VI. Pencegahan dan Prospek Regulasi Masa Depan
Pencegahan adalah kunci untuk mengurangi angka korban penipuan. Ini mencakup:
- Peningkatan Literasi Digital dan Finansial: Kampanye edukasi masif oleh pemerintah, lembaga keuangan, dan komunitas kripto untuk meningkatkan pemahaman masyarakat tentang risiko dan cara kerja investasi kripto yang sah.
- Penguatan Regulasi: Pemerintah perlu terus meninjau dan memperbarui kerangka regulasi agar lebih responsif terhadap inovasi dan modus kejahatan baru di sektor kripto, termasuk kemungkinan klasifikasi aset kripto tertentu sebagai sekuritas di masa depan.
- Pengembangan Kapasitas Penegak Hukum: Investasi dalam pelatihan, teknologi forensik digital, dan sumber daya manusia di lembaga penegak hukum untuk menghadapi kejahatan siber yang semakin canggih.
- Kerja Sama Multi-Pihak: Kolaborasi antara pemerintah, regulator, pelaku industri (bursa kripto), akademisi, dan masyarakat sipil untuk membangun ekosistem kripto yang aman dan bertanggung jawab.
Kesimpulan
Penipuan modus investasi cryptocurrency adalah ancaman serius di era digital yang kompleks dan terus berkembang. Pelaku kejahatan memanfaatkan celah teknologi dan regulasi, serta minimnya pengetahuan korban untuk meraup keuntungan ilegal. Meskipun Indonesia telah memiliki landasan hukum yang cukup kuat melalui KUHP, UU ITE, UU TPPU, dan regulasi Bappebti, penegakan hukum di lapangan menghadapi tantangan besar terkait yurisdiksi, anonimitas, dan kompleksitas teknis.

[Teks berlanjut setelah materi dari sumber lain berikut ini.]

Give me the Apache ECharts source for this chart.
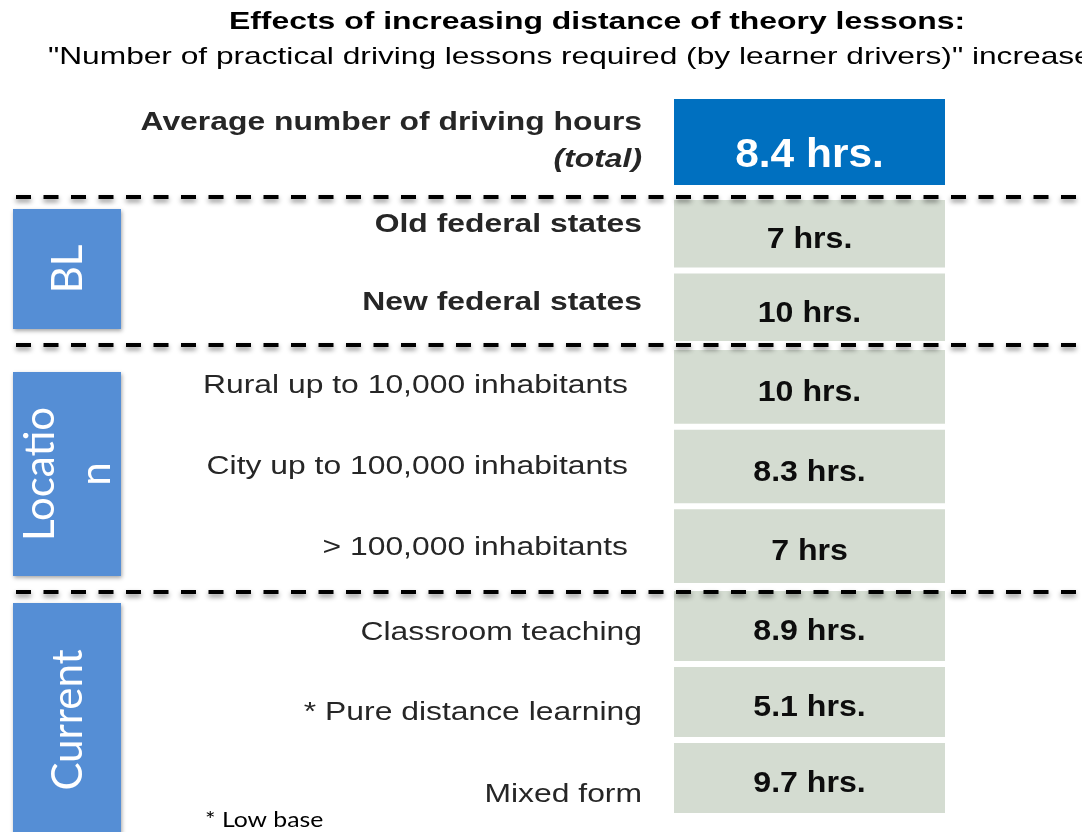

Oleh karena itu, diperlukan pendekatan multi-sektoral yang komprehensif: penguatan regulasi yang adaptif, peningkatan kapasitas penegak hukum, kerja sama internasional yang erat, dan yang terpenting, edukasi masif untuk masyarakat. Hanya dengan upaya bersama ini, jerat hukum dapat benar-benar mengikat para pelaku penipuan di era digital, melindungi masyarakat, dan menjaga integritas ekosistem aset kripto di Indonesia.